(Public em DIABO nº 2397 de 09-12-2022, pág 16, por António João Soares)
O problema não é novo mas está a ser
exageradamente empolado. Recordo a história da carraça na orelha do velhote que
o médico da aldeia aproveitou para obter o dinheiro para poder pagar os estudos
do filho que se formou em medicina. Já é um caso muito antigo mas hoje está
muito agravado. Há muitos medicamentos a serem substituídos não por terem sido
ineficazes, mas por serem muito eficientes, curando rapidamente doenças e
estas, agora, constituem um bom elemento para o rendimento de médicos,
farmacêuticos e outros profissionais da saúde. O objectivo destes é a
manutenção do cliente e, para não o perderem, ele deve manter-se doente, embora
com sintomas controlados.
Contaram-me um caso e pediram-me que
mantivesse em segredo o relator. Este senhor foi chamado para a entrevista uns
dias antes do seu internamento num lar de idosos e uma das tarefas que lhe
apresentaram foi o encontro com o médico que olhou atentamente para a
documentação sobre o seu estado de saúde. Ele não se queixava de doenças e a
razão do seu internamento foi apenas para evitar a solidão, por ter uma família
muito reduzida e com pouca facilidade para lhe dar o necessário apoio: a filha
demasiado zelosa pela sua profissão e pelo tratamento da casa para a qual não
tinha empregada e de que se ocupava activamente nos fins de semana, e dois
filhos já casados e com filhos, a viverem no estrangeiro distante com boas
profissões que os absorvem totalmente e em que procuram ser eficazes, não se
preocupam com o seu velhote.
O médico, ao ver uma análise ao sangue e
urina feita há pouco tempo, disse ao cliente que, quando entrasse para o lar,
devia ir falar com ele para renovar as análises e fazer outras a fim de ele as
observar cuidadosamente, para detectar qualquer pequena deficiência e receitar
a medicação adequada, pois sem isso a sua actividade corria o risco de
despedimento por desnecessária. Pensou que ele estivesse a exagerar, mas depois
verificou que muitos dos internados «comiam» perto de uma dezena de
medicamentos a cada refeição. E um dia o relactor da história, ao fazer o
controlo semanal da pressão arterial, inspirou de forma ruidosa o que foi
interpretado pela funcionária como sintoma de gripe e recomendou a ida ao
médico, tendo ela própria pedido a consulta. O médico, ao vê-lo, não lhe fez
perguntas nem teve conversa e começou a escrever e no computador saindo, a
seguir, da impressora da funcionária sua secretária seis idas a exames e
consultas com diversos especialistas.
O cliente, no dia seguinte, foi almoçar
com um grupo de amigos em que se encontrava um médico e perguntou a este se o
doente é obrigado a obedecer às ordens de um médico. Ele respondeu: «que
ordens? Um médico não dá ordens, apenas dá sugestões, conselhos, receita, etc.
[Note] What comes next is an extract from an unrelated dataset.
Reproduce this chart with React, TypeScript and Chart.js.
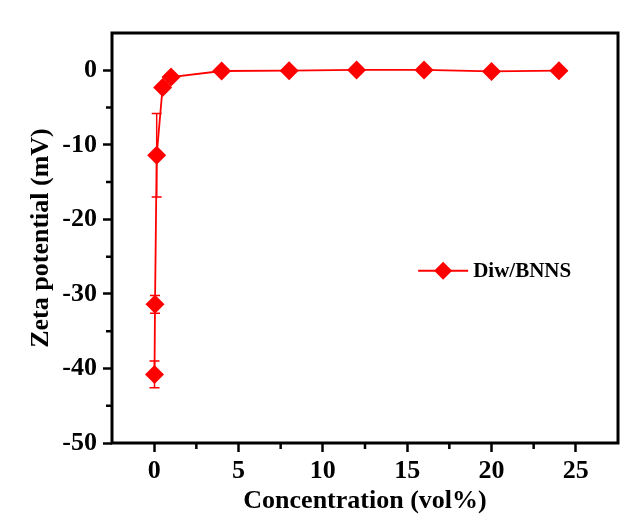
import React, { useEffect, useRef } from "react";
import { Chart, registerables } from "chart.js";

Chart.register(...registerables);

const seriesLabel = "Diw/BNNS";
const concentration = [0.02, 0.05, 0.15, 0.5, 1, 4, 8, 12, 16, 20, 24];
const zeta = [-40.8, -31.4, -11.4, -2.3, -0.9, -0.1, -0.05, 0.05, 0.05, -0.15, -0.05];
const zetaErr = [1.8, 1.2, 5.6, 0, 0, 0, 0, 0, 0, 0, 0];
const xMajorTicks = [0, 5, 10, 15, 20, 25];
const xMinorTicks = [2.5, 7.5, 12.5, 17.5, 22.5];
const yMajorTicks = [-50, -40, -30, -20, -10, 0];
const yMinorTicks = [-45, -35, -25, -15, -5];

const FONT = "'Times New Roman', 'Liberation Serif', serif";
const RED = "#ff0000";

const bgPlugin = {
  id: "bg",
  beforeDraw(chart: any) {
    const { ctx, width, height } = chart;
    ctx.save();
    ctx.fillStyle = "#ffffff";
    ctx.fillRect(0, 0, width, height);
    ctx.restore();
  },
};

const errorBarPlugin = {
  id: "errorBars",
  beforeDatasetsDraw(chart: any) {
    const { ctx } = chart;
    const xs = chart.scales.x;
    const ys = chart.scales.y;
    ctx.save();
    ctx.strokeStyle = RED;
    ctx.lineWidth = 1.5;
    concentration.forEach((xv, i) => {
      const e = zetaErr[i];
      if (!e) return;
      const px = xs.getPixelForValue(xv);
      const top = ys.getPixelForValue(zeta[i] + e);
      const bot = ys.getPixelForValue(zeta[i] - e);
      ctx.beginPath();
      ctx.moveTo(px, top);
      ctx.lineTo(px, bot);
      ctx.moveTo(px - 5, top);
      ctx.lineTo(px + 5, top);
      ctx.moveTo(px - 5, bot);
      ctx.lineTo(px + 5, bot);
      ctx.stroke();
    });
    ctx.restore();
  },
};

const framePlugin = {
  id: "frame",
  afterDraw(chart: any) {
    const { ctx, chartArea } = chart;
    const { left, right, top, bottom } = chartArea;
    const xs = chart.scales.x;
    const ys = chart.scales.y;
    ctx.save();
    ctx.strokeStyle = "#000";
    ctx.lineWidth = 3;
    ctx.strokeRect(left, top, right - left, bottom - top);
    ctx.lineWidth = 2.5;
    ctx.beginPath();
    xMinorTicks.forEach((v) => {
      const px = xs.getPixelForValue(v);
      ctx.moveTo(px, bottom);
      ctx.lineTo(px, bottom + 6);
    });
    yMinorTicks.forEach((v) => {
      const py = ys.getPixelForValue(v);
      ctx.moveTo(left, py);
      ctx.lineTo(left - 6, py);
    });
    ctx.stroke();
    ctx.restore();
  },
};

const legendPlugin = {
  id: "customLegend",
  afterDraw(chart: any) {
    const { ctx, chartArea } = chart;
    const w = chartArea.right - chartArea.left;
    const h = chartArea.bottom - chartArea.top;
    const x0 = chartArea.left + w * 0.605;
    const y0 = chartArea.top + h * 0.58;
    ctx.save();
    ctx.strokeStyle = RED;
    ctx.lineWidth = 2;
    ctx.beginPath();
    ctx.moveTo(x0, y0);
    ctx.lineTo(x0 + 50, y0);
    ctx.stroke();
    const cx = x0 + 25;
    const r = 9;
    ctx.fillStyle = RED;
    ctx.beginPath();
    ctx.moveTo(cx, y0 - r);
    ctx.lineTo(cx + r, y0);
    ctx.lineTo(cx, y0 + r);
    ctx.lineTo(cx - r, y0);
    ctx.closePath();
    ctx.fill();
    ctx.fillStyle = "#000";
    ctx.font = `bold 21px ${FONT}`;
    ctx.textBaseline = "middle";
    ctx.textAlign = "left";
    ctx.fillText(seriesLabel, x0 + 55, y0 + 1);
    ctx.restore();
  },
};

export default function App() {
  const ref = useRef<HTMLCanvasElement | null>(null);

  useEffect(() => {
    document.body.style.margin = "0";
    const canvas = ref.current;
    if (!canvas) return;
    const chart = new Chart(canvas, {
      type: "line",
      data: {
        datasets: [
          {
            label: seriesLabel,
            data: concentration.map((x, i) => ({ x, y: zeta[i] })),
            borderColor: RED,
            backgroundColor: RED,
            borderWidth: 1.8,
            pointStyle: "rectRot",
            pointRadius: 9.5,
            pointHoverRadius: 9.5,
            pointBorderWidth: 0,
            pointBackgroundColor: RED,
            tension: 0,
          },
        ],
      },
      options: {
        animation: false,
        responsive: true,
        maintainAspectRatio: false,
        layout: { padding: { left: 0, right: 23, top: 33, bottom: 0 } },
        plugins: {
          legend: { display: false },
          tooltip: { enabled: false },
        },
        scales: {
          x: {
            type: "linear",
            min: -2.5,
            max: 27.5,
            afterBuildTicks: (s: any) => {
              s.ticks = xMajorTicks.map((v) => ({ value: v }));
            },
            afterFit: (s: any) => {
              s.height = 88;
            },
            grid: {
              display: true,
              drawOnChartArea: false,
              drawTicks: true,
              tickLength: 9,
              tickWidth: 2.5,
              tickColor: "#000",
            },
            border: { display: false },
            ticks: {
              color: "#000",
              padding: 4,
              font: { family: FONT, size: 26, weight: "bold" },
              maxRotation: 0,
            },
            title: {
              display: true,
              text: "Concentration (vol%)",
              color: "#000",
              font: { family: FONT, size: 26, weight: "bold" },
              padding: { top: 0, bottom: 14 },
            },
          },
          y: {
            type: "linear",
            min: -50,
            max: 5,
            afterBuildTicks: (s: any) => {
              s.ticks = yMajorTicks.map((v) => ({ value: v }));
            },
            afterFit: (s: any) => {
              s.width = 112;
            },
            grid: {
              display: true,
              drawOnChartArea: false,
              drawTicks: true,
              tickLength: 9,
              tickWidth: 2.5,
              tickColor: "#000",
            },
            border: { display: false },
            ticks: {
              color: "#000",
              padding: 6,
              font: { family: FONT, size: 26, weight: "bold" },
            },
            title: {
              display: true,
              text: "Zeta potential (mV)",
              color: "#000",
              font: { family: FONT, size: 26, weight: "bold" },
              padding: { top: 26, bottom: 0 },
            },
          },
        },
      },
      plugins: [bgPlugin, errorBarPlugin, framePlugin, legendPlugin],
    } as any);
    return () => chart.destroy();
  }, []);

  return (
    <div style={{ position: "absolute", left: 0, top: 0, width: 641, height: 531 }}>
      <canvas ref={ref} />
    </div>
  );
}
que o cliente só segue se concordar. Mesmo o hospital só actua se o doente
concordar, por vezes por escrito».
Li, há tempos, a opinião de um médico que
não quis identificar-se, que hoje as doenças são todas crónicas porque os
médicos não querem perder o cliente, isto é, não querem que deixe de ser
doente, ou evitando que, se possível, faleça ou não se cure. Todo o serviço de
saúde colabora neste esquema e deixa de haver medicamentos que curam
definitivamente e que apenas tornam os sintomas menos agudos. Todas as doenças
passam a ser crónicas! E, assim, se mantêm sempre activos médicos e
farmacêuticos.
O médico deixou de desejar ver no cliente
uma pessoa que viva sempre com saúde mas sim um cliente que continue a consumir
medicamentos, enfim uma ferramenta para aumentar o seu activo.